Entering Schumann’s Utopia at DiMenna Center for Classical Music (Site)
Saturday April 26, 2:00 pm - 3:30 pm
FreeDavid Kaplan, piano
Argento New Music Project
Michel Galante, conductor
PROGRAM
Concerto for piano and 14 instruments (1986) NY PREMIERE
Aldo Clementi
David Kaplan, piano
Overture, Scherzo, Finale (1841)
Robert Schumann arr. Kimmy Szeto
arrangement for chamber orchestra WORLD PREMIERE
Intermission
Excerpts from New Dances of the League of David (2014)
miniatures for piano commisions and performed by David Kaplan
‘Mirrors and Sidesteps’
Michael Gandolfi
Davidsbündlertänze Op 6, No 1 ‘Lebhaft’
Robert Schumann
II Quietly
Samuel Carl Adams
Morse Code Fantasy
Augusta Read Thomas
Davidsbündlertänze Op 6, No 3 ‘Etwas hahnbüchen’
Robert Schumann
***
Marcos Balter
XVI ‘Mit gutem Humor, un poco lol ma con serioso vibes’
Caroline Shaw
Davidsbündlertänze Op 6, No 18 “Ganz zum Überfluss meinte Eusebius noch Folgendes, dabei sprang aber viel Seligkeit aus seinen Augen.”
Robert Schumann
David Kaplan, piano
Une relecture des Kinderszenen de Robert Schumann (2020) US PREMIERE
Tristan Murail
for flute, cello and piano
ABOUT THE PROGRAM
When Daniel Barenboim said “Schumann has a concept of music, but not really a concept of sound,” he was referring to works like Syrinx, which, in place of music, simply has three signs on the score : ***, or works like Humoresque, which includes notated musical lines that the performer is instructed not to actually play, but instead to hear only in their mind. In short, Schumann’s music raises more questions than it answers.

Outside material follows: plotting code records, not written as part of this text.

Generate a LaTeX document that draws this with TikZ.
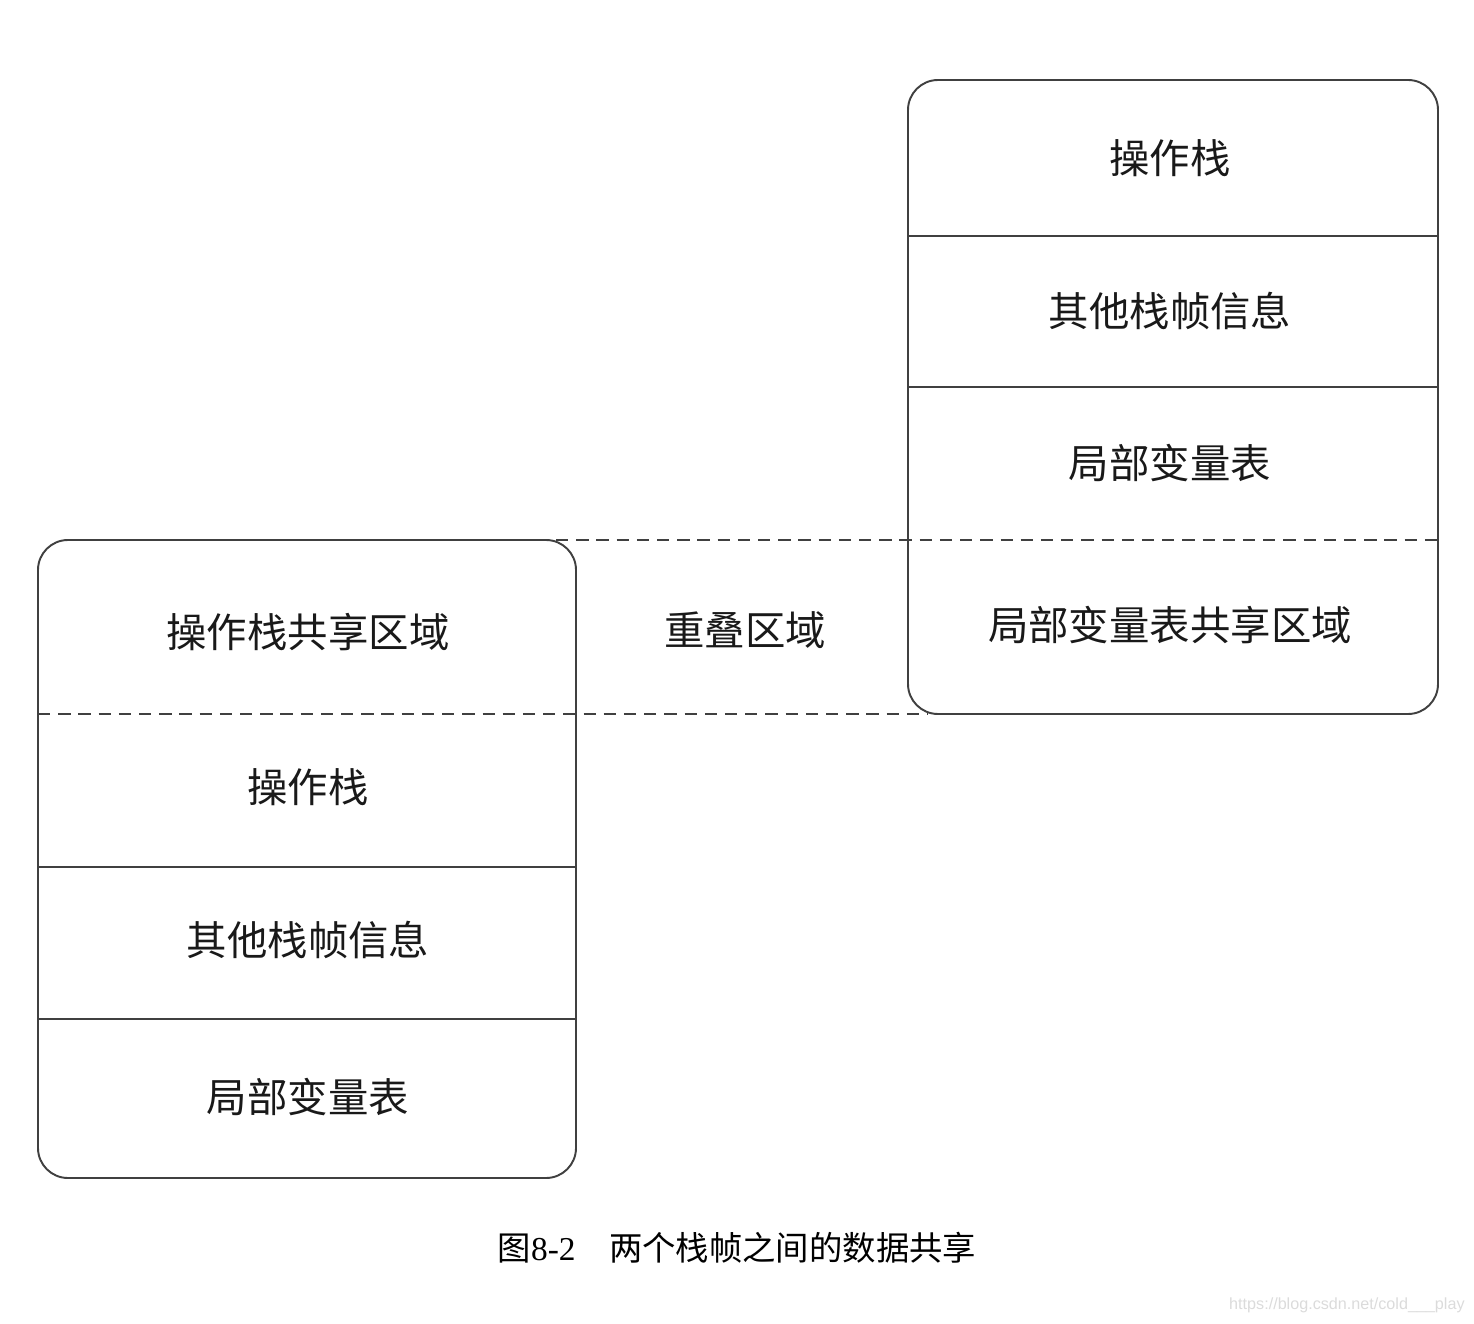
\documentclass[tikz,border=0pt]{standalone}
\usepackage{fontspec}
\setmainfont{Liberation Serif}
\newfontfamily\cjk{Noto Sans CJK SC}
\newfontfamily\wmfont{Liberation Sans}
\begin{document}
\begin{tikzpicture}[x=0.02cm,y=-0.02cm,
  frame/.style={draw=black!75,line width=1.1pt,rounded corners=0.6cm},
  divider/.style={draw=black!75,line width=1.1pt},
  dashline/.style={draw=black!75,line width=1.1pt,dash pattern=on 7pt off 4.5pt},
  cell/.style={font=\cjk\fontsize{23}{27}\selectfont,inner sep=0pt,text=black!90},
  captxt/.style={font=\fontsize{19}{22}\selectfont,inner sep=0pt},
  wm/.style={font=\wmfont\fontsize{9.2}{11}\selectfont,text=black!14,inner sep=0pt}]
\useasboundingbox (0,0) rectangle (1474,1324);
% right frame
\draw[frame] (908,80) rectangle (1438,714);
\draw[divider] (908,236) -- (1438,236);
\draw[divider] (908,387) -- (1438,387);
% left frame
\draw[frame] (38,540) rectangle (576,1178);
\draw[divider] (38,867) -- (576,867);
\draw[divider] (38,1019) -- (576,1019);
% overlap dashed lines
\coordinate (d1a) at (556,540);
\coordinate (d1b) at (1438,540);
\coordinate (d2a) at (38,714);
\coordinate (d2b) at (928,714);
\draw[dashline] (d1a) -- (d1b);
\draw[dashline] (d2a) -- (d2b);
% right texts
\node[cell] (r1) at (1170,158) {操作栈};
\node[cell] (r2) at (1170,311) {其他栈帧信息};
\node[cell] (r3) at (1170,463) {局部变量表};
\node[cell] (r4) at (1170,625) {局部变量表共享区域};
% middle
\node[cell] (mid) at (745,630) {重叠区域};
% left texts
\node[cell] (l1) at (308,632) {操作栈共享区域};
\node[cell] (l2) at (308,787) {操作栈};
\node[cell] (l3) at (308,940) {其他栈帧信息};
\node[cell] (l4) at (308,1097) {局部变量表};
% caption
\node[captxt] (cap) at (737,1248) {{\cjk 图}8-2\hspace{1em}{\cjk 两个栈帧之间的数据共享}};
\node[wm,anchor=east] (wmk) at (1465,1305) {https://blog.csdn.net/cold\_\_\_play};
\end{tikzpicture}
\end{document}
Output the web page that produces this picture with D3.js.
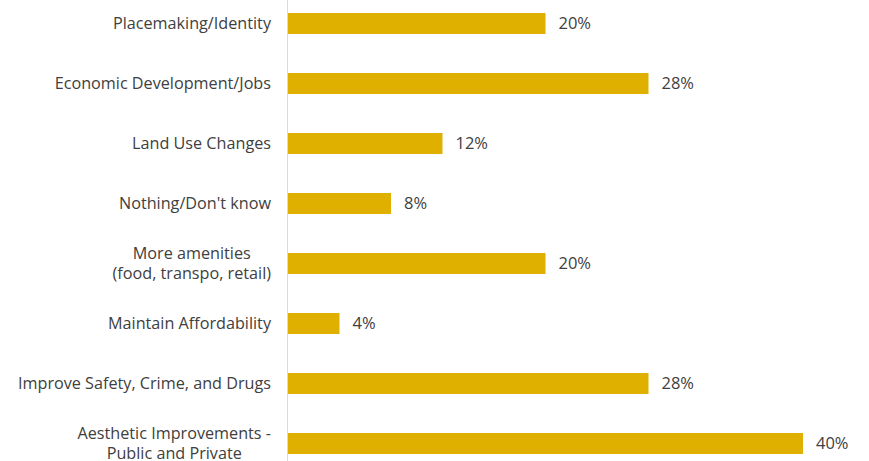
<!DOCTYPE html>
<html lang="en">
<head>
  <meta charset="UTF-8">
  <title>Improvements</title>
  <script src="https://cdn.jsdelivr.net/npm/d3@7"></script>
  <style>
    html, body {
      margin: 0;
      padding: 0;
      background: #fff;
    }
    text {
      font-family: "Open Sans", sans-serif;
      fill: #404040;
    }
  </style>
</head>
<body>
  <svg id="chart" width="869" height="461"></svg>
  <script>
    const categories = [
      ['Placemaking/Identity'],
      ['Economic Development/Jobs'],
      ['Land Use Changes'],
      ["Nothing/Don't know"],
      ['More amenities', '(food, transpo, retail)'],
      ['Maintain Affordability'],
      ['Improve Safety, Crime, and Drugs'],
      ['Aesthetic Improvements -', 'Public and Private']
    ];
    const values = [20, 28, 12, 8, 20, 4, 28, 40];

    const svg = d3.select('#chart');
    const W = 869, H = 461;
    const axisX = 287.5;

    const x = d3.scaleLinear().domain([0, 40]).range([axisX + 0.5, 803]);
    const y = d3.scaleBand()
      .domain(d3.range(categories.length))
      .range([-6.5, 473.5])
      .paddingInner(0.65)
      .paddingOuter(0.325);

    // bars
    svg.selectAll('rect.bar')
      .data(values)
      .join('rect')
      .attr('class', 'bar')
      .attr('x', x(0))
      .attr('y', (d, i) => y(i))
      .attr('width', d => x(d) - x(0))
      .attr('height', y.bandwidth())
      .attr('fill', '#DFB000');

    // vertical axis line
    svg.append('line')
      .attr('x1', axisX).attr('x2', axisX)
      .attr('y1', 0).attr('y2', H)
      .attr('stroke', '#d9d9d9')
      .attr('stroke-width', 1);

    // value labels
    svg.selectAll('text.val')
      .data(values)
      .join('text')
      .attr('class', 'val')
      .attr('x', d => x(d) + 13)
      .attr('y', (d, i) => y(i) + y.bandwidth() / 2)
      .attr('dy', '0.35em')
      .style('font-size', '16.5px')
      .text(d => d + '%');

    // category labels, each block right aligned, lines centred within block
    const labelRight = 271;
    const lineH = 19.5;
    categories.forEach((lines, i) => {
      const cy = y(i) + y.bandwidth() / 2;
      const g = svg.append('g');
      const texts = lines.map((s, k) => g.append('text')
        .style('font-size', '16.2px')
        .attr('text-anchor', 'middle')
        .attr('y', cy + (k - (lines.length - 1) / 2) * lineH)
        .attr('dy', '0.35em')
        .text(s));
      const maxW = d3.max(texts, t => t.node().getComputedTextLength());
      texts.forEach(t => t.attr('x', labelRight - maxW / 2));
    });
  </script>
</body>
</html>
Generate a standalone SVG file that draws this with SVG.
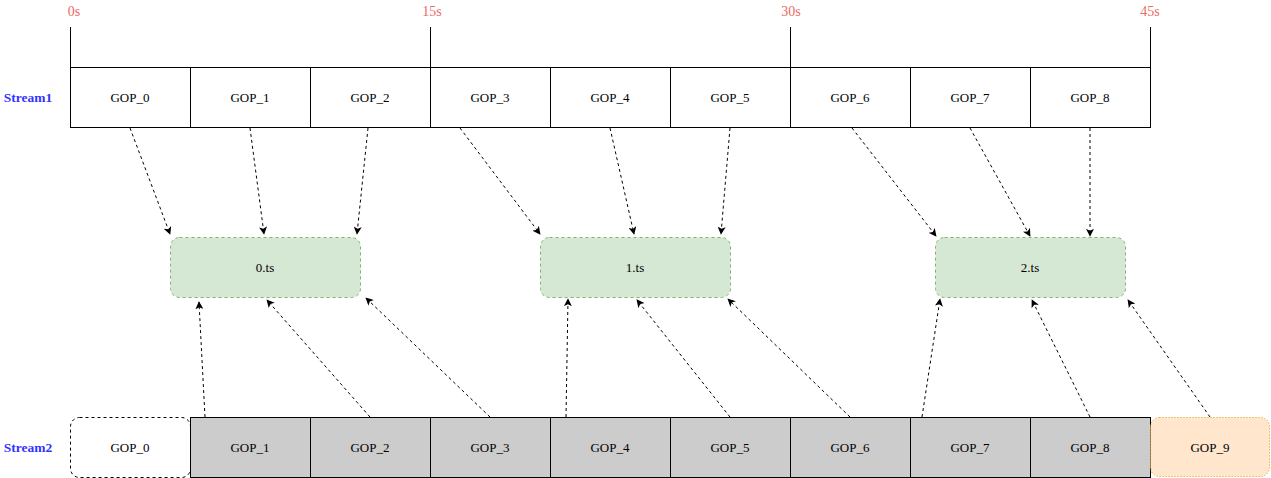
<svg xmlns="http://www.w3.org/2000/svg" width="1271" height="478" viewBox="0 0 1271 478">
<style>
text{font-family:"Liberation Serif","Times New Roman",serif;font-size:13px;text-anchor:middle;dominant-baseline:central;fill:#000}
.t{fill:#EA6B66;font-size:14px}
.s{fill:#3333FF;font-weight:bold;font-size:13.5px}
.g{fill:#fff;stroke:#000;stroke-width:1}
.gr{fill:#cccccc;stroke:#000;stroke-width:1}
.ts{fill:#d5e8d4;stroke:#82b366;stroke-width:1;stroke-dasharray:3 3}
.c{fill:none;stroke:#000;stroke-width:1;stroke-dasharray:3 3;marker-end:url(#a)}
.tick{stroke:#000;stroke-width:1;fill:none}
</style>
<defs>
<marker id="a" viewBox="0 0 10 10" refX="9" refY="5" markerWidth="8" markerHeight="8" orient="auto" markerUnits="userSpaceOnUse">
<path d="M0,0 L10,5 L0,10 L2.5,5 Z" fill="#000"/>
</marker>
</defs>
<rect width="1271" height="478" fill="#fff"/>
<g id="timeline">
<path class="tick" d="M70.5,27V67M430.5,27V67M790.5,27V67M1150.5,27V67"/>
<text class="t" x="74" y="11">0s</text>
<text class="t" x="432" y="11">15s</text>
<text class="t" x="791" y="11">30s</text>
<text class="t" x="1150" y="11">45s</text>
</g>
<g id="stream1-label"><text class="s" x="28" y="97">Stream1</text></g>
<g id="stream2-label"><text class="s" x="28" y="447">Stream2</text></g>
<g id="s1-gop0"><rect class="g" x="70.5" y="67.5" width="120" height="60"/><text x="130" y="97">GOP_0</text></g>
<g id="s1-gop1"><rect class="g" x="190.5" y="67.5" width="120" height="60"/><text x="250" y="97">GOP_1</text></g>
<g id="s1-gop2"><rect class="g" x="310.5" y="67.5" width="120" height="60"/><text x="370" y="97">GOP_2</text></g>
<g id="s1-gop3"><rect class="g" x="430.5" y="67.5" width="120" height="60"/><text x="490" y="97">GOP_3</text></g>
<g id="s1-gop4"><rect class="g" x="550.5" y="67.5" width="120" height="60"/><text x="610" y="97">GOP_4</text></g>
<g id="s1-gop5"><rect class="g" x="670.5" y="67.5" width="120" height="60"/><text x="730" y="97">GOP_5</text></g>
<g id="s1-gop6"><rect class="g" x="790.5" y="67.5" width="120" height="60"/><text x="850" y="97">GOP_6</text></g>
<g id="s1-gop7"><rect class="g" x="910.5" y="67.5" width="120" height="60"/><text x="970" y="97">GOP_7</text></g>
<g id="s1-gop8"><rect class="g" x="1030.5" y="67.5" width="120" height="60"/><text x="1090" y="97">GOP_8</text></g>
<g id="ts0"><rect class="ts" x="170.5" y="237.5" width="190" height="60" rx="9"/><text x="265" y="267">0.ts</text></g>
<g id="ts1"><rect class="ts" x="540.5" y="237.5" width="190" height="60" rx="9"/><text x="635" y="267">1.ts</text></g>
<g id="ts2"><rect class="ts" x="935.5" y="237.5" width="190" height="60" rx="9"/><text x="1030" y="267">2.ts</text></g>
<g id="s2-gop0"><rect x="70.5" y="417.5" width="120" height="60" rx="9" fill="#fff" stroke="#000" stroke-dasharray="3 3"/><text x="130" y="447">GOP_0</text></g>
<g id="s2-gop1"><rect class="gr" x="190.5" y="417.5" width="120" height="60"/><text x="250" y="447">GOP_1</text></g>
<g id="s2-gop2"><rect class="gr" x="310.5" y="417.5" width="120" height="60"/><text x="370" y="447">GOP_2</text></g>
<g id="s2-gop3"><rect class="gr" x="430.5" y="417.5" width="120" height="60"/><text x="490" y="447">GOP_3</text></g>
<g id="s2-gop4"><rect class="gr" x="550.5" y="417.5" width="120" height="60"/><text x="610" y="447">GOP_4</text></g>
<g id="s2-gop5"><rect class="gr" x="670.5" y="417.5" width="120" height="60"/><text x="730" y="447">GOP_5</text></g>
<g id="s2-gop6"><rect class="gr" x="790.5" y="417.5" width="120" height="60"/><text x="850" y="447">GOP_6</text></g>
<g id="s2-gop7"><rect class="gr" x="910.5" y="417.5" width="120" height="60"/><text x="970" y="447">GOP_7</text></g>
<g id="s2-gop8"><rect class="gr" x="1030.5" y="417.5" width="120" height="60"/><text x="1090" y="447">GOP_8</text></g>
<g id="s2-gop9"><rect x="1150.5" y="417.5" width="119" height="59" rx="9" fill="#ffe6cc" stroke="#d79b00" stroke-dasharray="1 2"/><text x="1210" y="447">GOP_9</text></g>
<g id="connectors">
<line class="c" x1="130" y1="128" x2="170" y2="234"/>
<line class="c" x1="250" y1="128" x2="264" y2="234"/>
<line class="c" x1="368" y1="128" x2="357" y2="234"/>
<line class="c" x1="460" y1="128" x2="540" y2="234"/>
<line class="c" x1="610" y1="128" x2="634" y2="234"/>
<line class="c" x1="730" y1="128" x2="721" y2="234"/>
<line class="c" x1="852" y1="128" x2="936" y2="236"/>
<line class="c" x1="970" y1="128" x2="1030" y2="236"/>
<line class="c" x1="1090" y1="128" x2="1090" y2="236"/>
<line class="c" x1="205" y1="417" x2="199" y2="302"/>
<line class="c" x1="370" y1="417" x2="267" y2="300"/>
<line class="c" x1="490" y1="417" x2="366" y2="298"/>
<line class="c" x1="566" y1="417" x2="568" y2="299"/>
<line class="c" x1="730" y1="417" x2="637" y2="300"/>
<line class="c" x1="850" y1="417" x2="728" y2="299"/>
<line class="c" x1="922" y1="417" x2="940" y2="299"/>
<line class="c" x1="1090" y1="417" x2="1032" y2="300"/>
<line class="c" x1="1210" y1="417" x2="1128" y2="300"/>
</g>
</svg>
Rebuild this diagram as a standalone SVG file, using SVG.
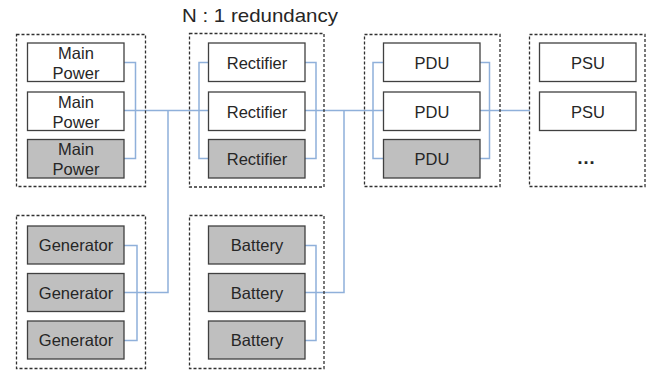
<svg xmlns="http://www.w3.org/2000/svg" width="650" height="371" viewBox="0 0 650 371">
  <style>
    .grp { fill: none; stroke: #303030; stroke-width: 1.3; stroke-dasharray: 3 2; }
    .box { stroke: #404040; stroke-width: 1.3; }
    .on { fill: #ffffff; }
    .spare { fill: #bfbfbf; }
    .lbl { font-family: "Liberation Sans", Arial, sans-serif; font-size: 16.5px; fill: #262626; text-anchor: middle; }
    .more { font-family: "Liberation Sans", Arial, sans-serif; font-size: 19px; font-weight: bold; fill: #262626; text-anchor: middle; }
    .title { font-family: "Liberation Sans", Arial, sans-serif; font-size: 19px; fill: #262626; }
    .wire { fill: none; stroke: #8fb0da; stroke-width: 1.5; }
  </style>

  <text class="title" x="182" y="22" textLength="156" lengthAdjust="spacingAndGlyphs">N : 1 redundancy</text>

  <!-- connectors -->
  <g id="connectors">
    <!-- main power bus -->
    <path class="wire" d="M124 62.5 H135.5 V158.5 H124 M124 110.5 H199"/>
    <!-- generator bus -->
    <path class="wire" d="M124 245.5 H137 V340.5 H124 M124 292.5 H168 V110.5"/>
    <!-- rectifier bank -->
    <path class="wire" d="M208 62.5 H199 V158.5 H208 M199 110.5 H208"/>
    <path class="wire" d="M305 62.5 H316 V158.5 H305 M305 110.5 H373"/>
    <!-- battery bus -->
    <path class="wire" d="M305 245.5 H316 V340.5 H305 M305 292.5 H344 V110.5"/>
    <!-- PDU bank -->
    <path class="wire" d="M383 62.5 H373 V158.5 H383 M373 110.5 H383"/>
    <path class="wire" d="M480 62.5 H489.5 V158.5 H480 M480 110.5 H530"/>
  </g>

  <g id="main-power">
    <rect class="grp" x="16.5" y="34.5" width="129" height="152"/>
    <rect class="box on" x="27.5" y="43" width="96.5" height="38.5"/>
    <text class="lbl" x="76" y="58.5">Main</text>
    <text class="lbl" x="76" y="78.5">Power</text>
    <rect class="box on" x="27.5" y="92" width="96.5" height="38.5"/>
    <text class="lbl" x="76" y="107.5">Main</text>
    <text class="lbl" x="76" y="127.5">Power</text>
    <rect class="box spare" x="27.5" y="139.5" width="96.5" height="38.5"/>
    <text class="lbl" x="76" y="155">Main</text>
    <text class="lbl" x="76" y="175">Power</text>
  </g>

  <g id="rectifier">
    <rect class="grp" x="189.5" y="33.5" width="134.5" height="153.5"/>
    <rect class="box on" x="208.5" y="43" width="96.5" height="38.5"/>
    <text class="lbl" x="257" y="68.5">Rectifier</text>
    <rect class="box on" x="208.5" y="92" width="96.5" height="38.5"/>
    <text class="lbl" x="257" y="117.5">Rectifier</text>
    <rect class="box spare" x="208.5" y="139.5" width="96.5" height="38.5"/>
    <text class="lbl" x="257" y="165">Rectifier</text>
  </g>

  <g id="pdu">
    <rect class="grp" x="364.5" y="34.5" width="135.5" height="152"/>
    <rect class="box on" x="383.5" y="43" width="96.5" height="38.5"/>
    <text class="lbl" x="432" y="68.5">PDU</text>
    <rect class="box on" x="383.5" y="92" width="96.5" height="38.5"/>
    <text class="lbl" x="432" y="117.5">PDU</text>
    <rect class="box spare" x="383.5" y="139.5" width="96.5" height="38.5"/>
    <text class="lbl" x="432" y="165">PDU</text>
  </g>

  <g id="psu">
    <rect class="grp" x="529.5" y="34.5" width="115.5" height="152"/>
    <rect class="box on" x="539.5" y="43" width="96.5" height="38.5"/>
    <text class="lbl" x="588" y="68.5">PSU</text>
    <rect class="box on" x="539.5" y="92" width="96.5" height="38.5"/>
    <text class="lbl" x="588" y="117.5">PSU</text>
    <text class="more" x="586" y="164">…</text>
  </g>

  <g id="generator">
    <rect class="grp" x="16.5" y="215.5" width="129" height="153"/>
    <rect class="box spare" x="27.5" y="226" width="96.5" height="38"/>
    <text class="lbl" x="76" y="251">Generator</text>
    <rect class="box spare" x="27.5" y="273.5" width="96.5" height="38"/>
    <text class="lbl" x="76" y="298.5">Generator</text>
    <rect class="box spare" x="27.5" y="321" width="96.5" height="38"/>
    <text class="lbl" x="76" y="346">Generator</text>
  </g>

  <g id="battery">
    <rect class="grp" x="189.5" y="215.5" width="134.5" height="153"/>
    <rect class="box spare" x="208.5" y="226" width="96.5" height="38"/>
    <text class="lbl" x="257" y="251">Battery</text>
    <rect class="box spare" x="208.5" y="273.5" width="96.5" height="38"/>
    <text class="lbl" x="257" y="298.5">Battery</text>
    <rect class="box spare" x="208.5" y="321" width="96.5" height="38"/>
    <text class="lbl" x="257" y="346">Battery</text>
  </g>
</svg>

It’s because of this that many contemporary composers have been tempted to step into his fertile creative ideas, ideas that take tremendous pleasure in free musical thought, invention, and fantasy, often breaking out of the world of sound into a world of inspired abstractions. This concert focuses on contemporary composers who responded to Schumann’s provocations: Aldo Clementi, Augusta Read Thomas, Caroline Shaw, Michael Gandolfi, Samuel Carl Adams, Marcos Balter, and Tristan Murail.